To cheers and standing ovation, scientists at the world’s biggest atom smasher claimed the discovery of a new subatomic particle today, calling it “consistent” with the long-sought Higgs boson, popularly known as the ‘God particle’.
“We have now found the missing cornerstone of particle physics,” Rolf Heuer, Director of the European Center for Nuclear Research (CERN), told scientists.
He said the newly discovered subatomic particle was a boson, but stopped just shy of claiming outright that it was the Higgs boson that helps explain what gives all matter in the universe size and shape — an extremely fine distinction.
“As a layman, I think we did it,” he told the elated crowd. “We have a discovery. We have observed a new particle that is consistent with a Higgs boson.”
Until now a theoretical particle, the boson is seen as the key to understanding why matter has mass, which combines with gravity to give an object weight.
Two independent teams at CERN said Wednesday they have both “observed” a new subatomic particle — a boson. Heuer called it “most probably a Higgs boson, but we have to find out what kind of Higgs boson it is”.

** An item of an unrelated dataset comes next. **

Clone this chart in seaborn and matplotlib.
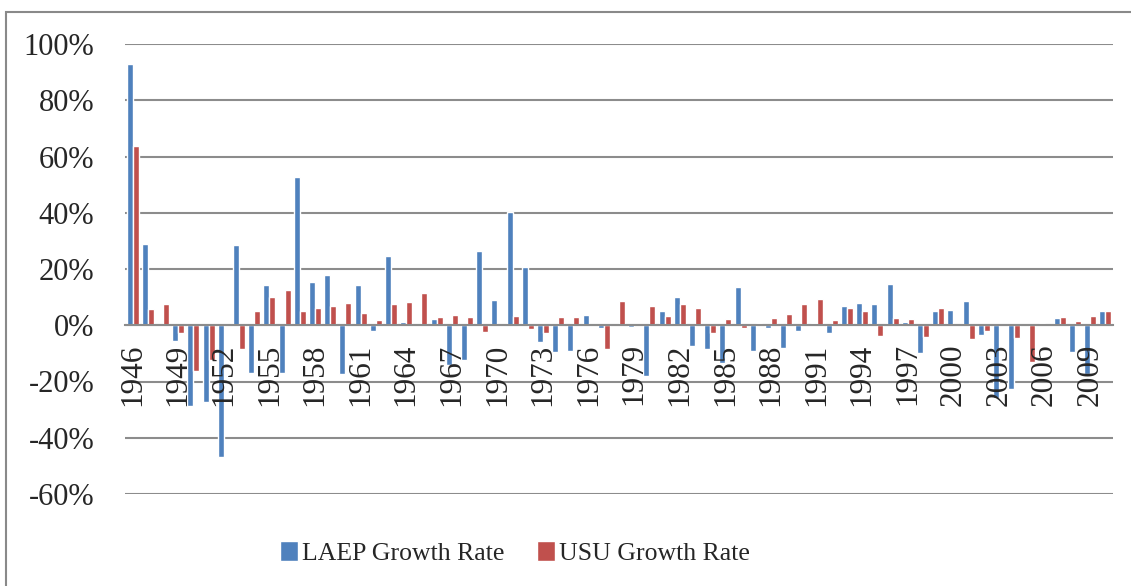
import numpy as np
import pandas as pd
import matplotlib
matplotlib.use("Agg")
import matplotlib.pyplot as plt
from matplotlib.patches import Rectangle
from matplotlib.ticker import FuncFormatter
import seaborn as sns

# ========== data (growth rates in %) ==========
years = list(range(1946, 2011))

laep_growth = [
    92.9, 28.9, 0.0, -5.6, -28.8, -27.4, -46.9, 28.5, -16.9, 14.2,
    -16.9, 52.6, 15.5, 18.0, -17.3, 14.4, -2.0, 24.8, 1.0, 0.0,
    2.3, -14.0, -12.4, 26.4, 8.9, 40.4, 20.8, -6.0, -9.6, -9.0,
    3.7, -1.0, 0.0, -0.7, -18.1, 5.1, 10.0, -7.3, -8.6, -13.5,
    13.7, -9.3, -1.0, -8.1, -1.9, 0.8, -2.9, 6.9, 8.0, 7.4,
    14.6, 1.2, -9.8, 5.2, 5.6, 8.5, -3.6, -26.0, -22.5, 0.0,
    0.8, 2.5, -9.5, -17.4, 5.2,
]

usu_growth = [
    63.7, 5.8, 7.5, -2.6, -16.1, -12.4, 0.0, -8.6, 5.1, 10.1,
    12.5, 5.1, 6.2, 7.0, 8.0, 4.3, 1.9, 7.7, 8.1, 11.4,
    3.1, 3.6, 2.9, -2.3, 0.0, 3.2, -1.3, -2.7, 2.9, 3.1,
    0.0, -8.3, 8.5, 0.3, 6.7, 3.3, 7.4, 6.2, -2.9, 2.1,
    -1.1, 0.8, 2.7, 4.0, 7.7, 9.2, 1.9, 6.0, 5.1, -3.7,
    2.7, 2.3, -4.3, 6.3, 0.0, -5.0, -1.9, 0.0, -4.4, -12.9,
    0.3, 3.0, 1.4, 3.3, 4.9,
]

series_names = ["LAEP Growth Rate", "USU Growth Rate"]
colors = ["#4F81BD", "#C0504D"]
y_ticks = [-60, -40, -20, 0, 20, 40, 60, 80, 100]

# long format for seaborn
df = pd.DataFrame({
    "year": [str(y) for y in years] * 2,
    "rate": laep_growth + usu_growth,
    "series": [series_names[0]] * len(years) + [series_names[1]] * len(years),
})

# ========== plot ==========
sns.set_style("white")
plt.rcParams["font.family"] = ["Liberation Serif", "DejaVu Serif"]
plt.rcParams["axes.unicode_minus"] = False

fig = plt.figure(figsize=(11.31, 5.86), dpi=100)
ax = fig.add_axes([125 / 1131, 1 - 494 / 586, 988 / 1131, 450 / 586])

sns.barplot(data=df, x="year", y="rate", hue="series", order=[str(y) for y in years],
            hue_order=series_names, palette=colors, width=0.8, saturation=1,
            ax=ax, legend=True)

# spine position first: it resets the tick objects
for side in ["left", "right", "top"]:
    ax.spines[side].set_visible(False)
ax.spines["bottom"].set_position(("data", 0))
ax.spines["bottom"].set_color("#8c8c8c")
ax.spines["bottom"].set_linewidth(1.5)

ax.set_ylim(-60, 100)
ax.set_xlim(-0.5, len(years) - 0.5)
ax.set_yticks(y_ticks)
ax.yaxis.set_major_formatter(FuncFormatter(lambda v, p: f"{v:.0f}%"))
ax.grid(axis="y", color="#8c8c8c", linewidth=1.5)
ax.set_axisbelow(True)
ax.xaxis.set_zorder(3)  # year labels sit on top of the bars

# year labels every 3 years, hanging below the zero line
tick_idx = list(range(0, len(years), 3))
ax.set_xticks(tick_idx)
ax.set_xticklabels([str(years[i]) for i in tick_idx])
ax.tick_params(axis="x", length=0, pad=13, labelsize=22.5, labelrotation=90)
ax.tick_params(axis="y", length=0, pad=22, labelsize=22)
ax.set_xlabel("")
ax.set_ylabel("")

# legend at the bottom
handles, labels = ax.get_legend_handles_labels()
ax.legend_.remove()
fig.legend(handles, labels, loc="center", bbox_to_anchor=(515 / 1131, 1 - 553 / 586),
           ncol=2, frameon=False, fontsize=18.5, handlelength=0.7, handleheight=0.85,
           handletextpad=0.15, columnspacing=1.3)

# chart-area border
fig.patches.append(Rectangle((6 / 1131, -0.01), 1.02, 1 - 12 / 586 + 0.01,
                             transform=fig.transFigure, fill=False,
                             edgecolor="#898989", linewidth=1.5))

fig.savefig("out.png", dpi=100)
plt.close(fig)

The leader of one of the two teams, Joe Incandela, said it was too soon to say definitively whether it is the “standard model” Higgs that Scottish physicist Peter Higgs and others predicted in the 1960s — part of a standard model theory of physics involving an energy field where particles interact with the Higgs boson.
“As a layman, I think we have it,” Heuer said. “But as a scientist, I have to say, ‘What do we have?’... It is consistent with a Higgs boson as is needed for the standard model. We can only call it a Higgs boson... not the Higgs boson.”